++++ Data supplied ++++

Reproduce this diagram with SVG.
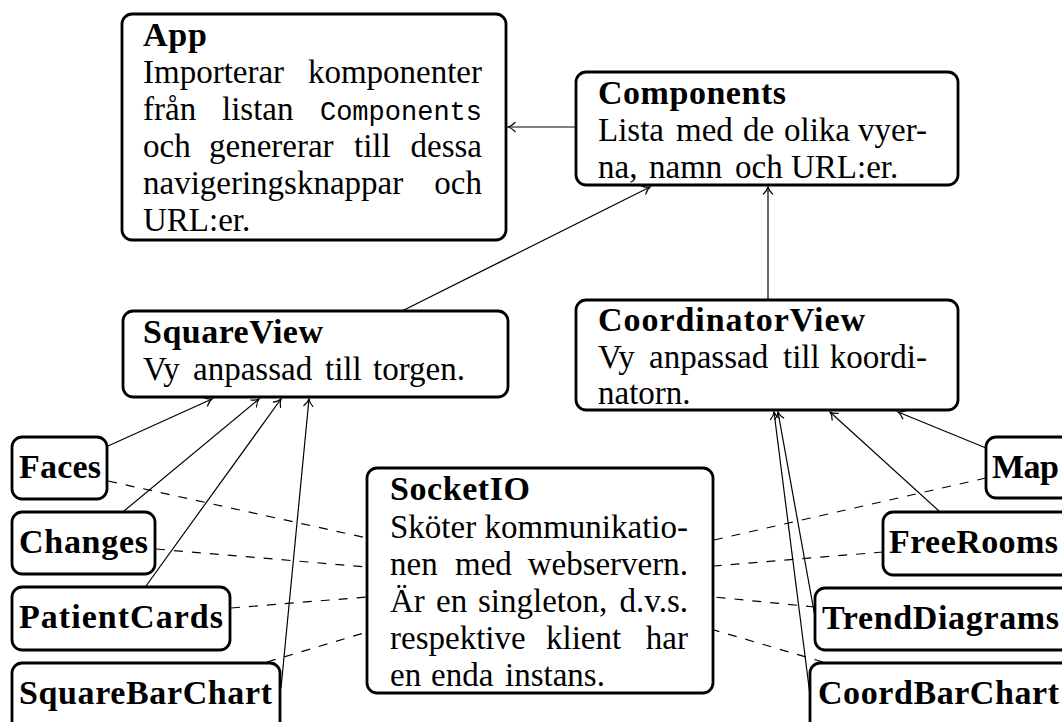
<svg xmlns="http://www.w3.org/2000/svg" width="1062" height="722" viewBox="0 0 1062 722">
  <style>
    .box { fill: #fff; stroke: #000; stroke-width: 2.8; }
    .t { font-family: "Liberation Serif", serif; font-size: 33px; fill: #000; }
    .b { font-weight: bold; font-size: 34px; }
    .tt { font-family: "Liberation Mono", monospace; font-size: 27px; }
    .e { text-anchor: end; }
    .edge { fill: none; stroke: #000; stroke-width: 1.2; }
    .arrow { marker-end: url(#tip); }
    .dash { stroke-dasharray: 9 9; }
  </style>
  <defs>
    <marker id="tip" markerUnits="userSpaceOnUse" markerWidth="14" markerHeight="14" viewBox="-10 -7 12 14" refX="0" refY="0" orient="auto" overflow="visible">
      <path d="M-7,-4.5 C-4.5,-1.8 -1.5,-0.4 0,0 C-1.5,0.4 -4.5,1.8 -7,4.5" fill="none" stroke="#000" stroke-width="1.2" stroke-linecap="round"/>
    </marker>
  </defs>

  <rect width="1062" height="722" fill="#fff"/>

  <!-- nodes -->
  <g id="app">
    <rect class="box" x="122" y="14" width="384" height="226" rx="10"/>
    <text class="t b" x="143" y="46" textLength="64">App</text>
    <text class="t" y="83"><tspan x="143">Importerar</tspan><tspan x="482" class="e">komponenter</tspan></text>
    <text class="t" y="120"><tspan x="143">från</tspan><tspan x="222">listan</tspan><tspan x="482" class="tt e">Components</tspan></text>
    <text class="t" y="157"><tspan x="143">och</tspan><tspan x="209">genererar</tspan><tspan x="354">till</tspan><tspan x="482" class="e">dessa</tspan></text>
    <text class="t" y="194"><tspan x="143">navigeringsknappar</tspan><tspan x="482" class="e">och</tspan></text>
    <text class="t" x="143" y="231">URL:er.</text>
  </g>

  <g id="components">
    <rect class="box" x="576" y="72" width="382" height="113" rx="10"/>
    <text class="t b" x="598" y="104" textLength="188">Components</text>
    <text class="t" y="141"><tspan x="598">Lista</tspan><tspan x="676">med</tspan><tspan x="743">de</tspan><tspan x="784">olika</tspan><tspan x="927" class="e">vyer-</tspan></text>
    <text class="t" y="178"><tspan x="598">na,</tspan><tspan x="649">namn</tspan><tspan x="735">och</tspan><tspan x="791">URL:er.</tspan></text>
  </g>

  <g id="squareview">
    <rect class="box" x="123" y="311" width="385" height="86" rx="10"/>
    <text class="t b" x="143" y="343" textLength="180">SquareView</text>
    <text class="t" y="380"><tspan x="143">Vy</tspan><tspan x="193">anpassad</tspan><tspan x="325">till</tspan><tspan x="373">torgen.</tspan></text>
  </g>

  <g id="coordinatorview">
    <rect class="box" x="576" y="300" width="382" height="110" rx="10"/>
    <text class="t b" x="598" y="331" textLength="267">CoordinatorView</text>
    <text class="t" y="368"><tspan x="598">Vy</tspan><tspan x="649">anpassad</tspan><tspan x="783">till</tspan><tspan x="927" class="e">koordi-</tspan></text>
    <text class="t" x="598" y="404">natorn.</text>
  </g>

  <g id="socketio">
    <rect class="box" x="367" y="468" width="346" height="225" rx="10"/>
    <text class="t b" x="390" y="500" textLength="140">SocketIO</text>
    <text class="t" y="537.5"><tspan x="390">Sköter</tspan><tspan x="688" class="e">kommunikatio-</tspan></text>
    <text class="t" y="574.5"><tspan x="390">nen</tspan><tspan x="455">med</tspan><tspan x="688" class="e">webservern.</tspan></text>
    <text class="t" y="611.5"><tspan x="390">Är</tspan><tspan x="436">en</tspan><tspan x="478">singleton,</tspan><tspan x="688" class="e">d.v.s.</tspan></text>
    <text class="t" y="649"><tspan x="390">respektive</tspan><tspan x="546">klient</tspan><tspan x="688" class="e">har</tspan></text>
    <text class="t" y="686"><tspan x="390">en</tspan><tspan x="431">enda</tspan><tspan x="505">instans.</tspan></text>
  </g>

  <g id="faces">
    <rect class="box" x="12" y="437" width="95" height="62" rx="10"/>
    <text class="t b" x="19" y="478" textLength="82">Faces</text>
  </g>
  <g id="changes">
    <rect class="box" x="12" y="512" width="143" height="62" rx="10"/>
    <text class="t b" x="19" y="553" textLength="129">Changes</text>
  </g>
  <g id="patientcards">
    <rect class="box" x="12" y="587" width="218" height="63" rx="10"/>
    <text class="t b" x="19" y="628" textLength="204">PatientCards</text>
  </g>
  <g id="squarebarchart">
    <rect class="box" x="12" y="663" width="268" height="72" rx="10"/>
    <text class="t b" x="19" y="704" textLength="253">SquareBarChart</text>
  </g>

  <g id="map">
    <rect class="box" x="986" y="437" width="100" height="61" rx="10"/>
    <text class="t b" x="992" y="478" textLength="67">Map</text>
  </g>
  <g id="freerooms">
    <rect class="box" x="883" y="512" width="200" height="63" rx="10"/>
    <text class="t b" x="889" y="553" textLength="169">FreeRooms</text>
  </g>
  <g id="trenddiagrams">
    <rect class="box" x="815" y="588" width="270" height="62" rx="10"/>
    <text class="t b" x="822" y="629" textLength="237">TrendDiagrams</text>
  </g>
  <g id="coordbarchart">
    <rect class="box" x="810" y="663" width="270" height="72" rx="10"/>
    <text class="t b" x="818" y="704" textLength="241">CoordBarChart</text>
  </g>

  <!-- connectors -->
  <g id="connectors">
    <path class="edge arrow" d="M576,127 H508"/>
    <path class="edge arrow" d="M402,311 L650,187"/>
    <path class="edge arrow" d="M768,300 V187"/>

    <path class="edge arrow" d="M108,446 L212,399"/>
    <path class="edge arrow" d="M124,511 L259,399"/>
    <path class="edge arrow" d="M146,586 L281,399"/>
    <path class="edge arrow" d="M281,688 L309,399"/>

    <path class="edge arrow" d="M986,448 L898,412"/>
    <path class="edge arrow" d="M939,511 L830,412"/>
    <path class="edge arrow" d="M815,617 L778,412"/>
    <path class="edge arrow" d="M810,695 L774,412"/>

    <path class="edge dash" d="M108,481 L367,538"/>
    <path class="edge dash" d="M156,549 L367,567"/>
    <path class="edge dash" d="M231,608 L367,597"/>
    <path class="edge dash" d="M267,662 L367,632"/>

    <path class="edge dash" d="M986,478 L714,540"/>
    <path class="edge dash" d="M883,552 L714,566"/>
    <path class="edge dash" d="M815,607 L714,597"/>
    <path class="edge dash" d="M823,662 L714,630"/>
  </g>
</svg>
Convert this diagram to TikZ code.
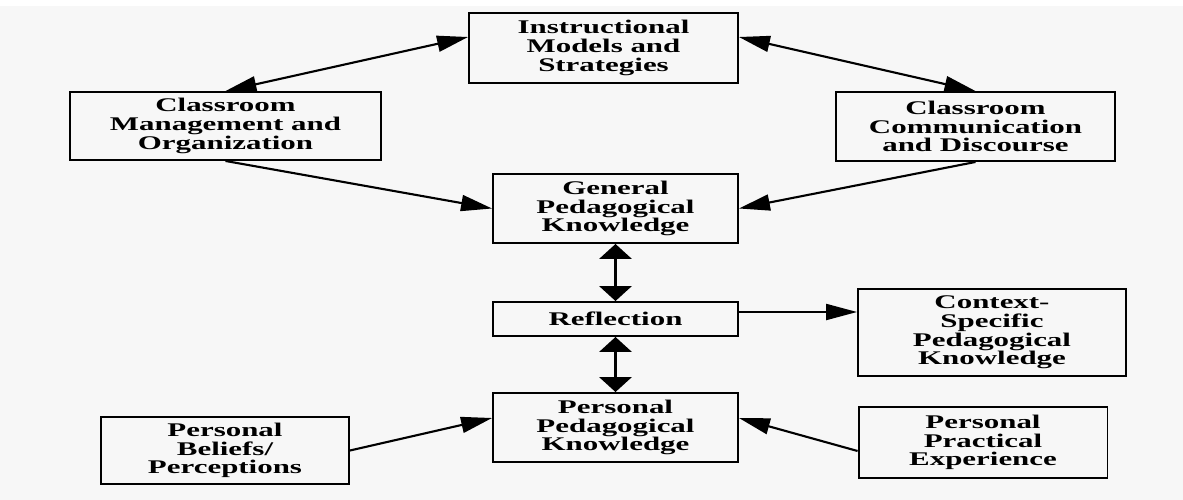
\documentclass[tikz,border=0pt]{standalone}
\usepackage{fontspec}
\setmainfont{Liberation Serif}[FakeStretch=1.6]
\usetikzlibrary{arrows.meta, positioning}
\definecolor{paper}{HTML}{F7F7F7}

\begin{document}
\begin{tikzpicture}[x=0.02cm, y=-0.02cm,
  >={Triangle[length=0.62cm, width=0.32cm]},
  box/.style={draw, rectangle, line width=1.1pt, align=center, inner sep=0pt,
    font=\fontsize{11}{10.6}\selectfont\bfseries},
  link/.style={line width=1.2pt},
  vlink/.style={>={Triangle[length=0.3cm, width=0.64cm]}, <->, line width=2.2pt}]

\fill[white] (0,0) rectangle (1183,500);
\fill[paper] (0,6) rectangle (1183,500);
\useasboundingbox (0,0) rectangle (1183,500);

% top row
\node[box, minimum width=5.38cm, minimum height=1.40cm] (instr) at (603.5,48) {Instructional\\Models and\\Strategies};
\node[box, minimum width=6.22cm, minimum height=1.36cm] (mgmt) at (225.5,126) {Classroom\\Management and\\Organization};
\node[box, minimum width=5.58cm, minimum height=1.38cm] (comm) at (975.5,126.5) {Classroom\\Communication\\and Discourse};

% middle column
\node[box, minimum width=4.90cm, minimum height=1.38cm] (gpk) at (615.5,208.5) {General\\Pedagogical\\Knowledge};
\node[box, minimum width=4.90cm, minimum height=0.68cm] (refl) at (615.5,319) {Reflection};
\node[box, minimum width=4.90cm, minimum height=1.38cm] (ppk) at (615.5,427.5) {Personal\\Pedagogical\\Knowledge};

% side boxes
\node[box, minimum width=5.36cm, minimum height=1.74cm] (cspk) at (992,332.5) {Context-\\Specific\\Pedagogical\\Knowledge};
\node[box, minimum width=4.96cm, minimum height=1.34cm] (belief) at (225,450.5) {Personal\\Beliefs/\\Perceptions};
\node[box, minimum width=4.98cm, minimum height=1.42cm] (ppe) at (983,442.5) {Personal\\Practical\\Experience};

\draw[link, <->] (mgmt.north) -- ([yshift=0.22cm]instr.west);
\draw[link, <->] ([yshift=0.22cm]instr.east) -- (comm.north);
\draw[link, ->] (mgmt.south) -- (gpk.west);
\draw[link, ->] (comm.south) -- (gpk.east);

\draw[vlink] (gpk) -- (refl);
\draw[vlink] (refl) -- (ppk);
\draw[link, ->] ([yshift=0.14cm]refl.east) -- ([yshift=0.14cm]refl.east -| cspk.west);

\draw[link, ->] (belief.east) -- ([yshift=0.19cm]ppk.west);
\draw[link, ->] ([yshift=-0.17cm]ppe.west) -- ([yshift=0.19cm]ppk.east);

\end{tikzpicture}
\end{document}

++++

**Set exercise**
Leave the pictures aside and restate exactly the lines from the one containing "Convert this diagram to TikZ code." to the one containing "(comm.south) -- (gpk.east);", those two lines included.

**Solution**
Convert this diagram to TikZ code.
\documentclass[tikz,border=0pt]{standalone}
\usepackage{fontspec}
\setmainfont{Liberation Serif}[FakeStretch=1.6]
\usetikzlibrary{arrows.meta, positioning}
\definecolor{paper}{HTML}{F7F7F7}

\begin{document}
\begin{tikzpicture}[x=0.02cm, y=-0.02cm,
  >={Triangle[length=0.62cm, width=0.32cm]},
  box/.style={draw, rectangle, line width=1.1pt, align=center, inner sep=0pt,
    font=\fontsize{11}{10.6}\selectfont\bfseries},
  link/.style={line width=1.2pt},
  vlink/.style={>={Triangle[length=0.3cm, width=0.64cm]}, <->, line width=2.2pt}]

\fill[white] (0,0) rectangle (1183,500);
\fill[paper] (0,6) rectangle (1183,500);
\useasboundingbox (0,0) rectangle (1183,500);

% top row
\node[box, minimum width=5.38cm, minimum height=1.40cm] (instr) at (603.5,48) {Instructional\\Models and\\Strategies};
\node[box, minimum width=6.22cm, minimum height=1.36cm] (mgmt) at (225.5,126) {Classroom\\Management and\\Organization};
\node[box, minimum width=5.58cm, minimum height=1.38cm] (comm) at (975.5,126.5) {Classroom\\Communication\\and Discourse};

% middle column
\node[box, minimum width=4.90cm, minimum height=1.38cm] (gpk) at (615.5,208.5) {General\\Pedagogical\\Knowledge};
\node[box, minimum width=4.90cm, minimum height=0.68cm] (refl) at (615.5,319) {Reflection};
\node[box, minimum width=4.90cm, minimum height=1.38cm] (ppk) at (615.5,427.5) {Personal\\Pedagogical\\Knowledge};

% side boxes
\node[box, minimum width=5.36cm, minimum height=1.74cm] (cspk) at (992,332.5) {Context-\\Specific\\Pedagogical\\Knowledge};
\node[box, minimum width=4.96cm, minimum height=1.34cm] (belief) at (225,450.5) {Personal\\Beliefs/\\Perceptions};
\node[box, minimum width=4.98cm, minimum height=1.42cm] (ppe) at (983,442.5) {Personal\\Practical\\Experience};

\draw[link, <->] (mgmt.north) -- ([yshift=0.22cm]instr.west);
\draw[link, <->] ([yshift=0.22cm]instr.east) -- (comm.north);
\draw[link, ->] (mgmt.south) -- (gpk.west);
\draw[link, ->] (comm.south) -- (gpk.east);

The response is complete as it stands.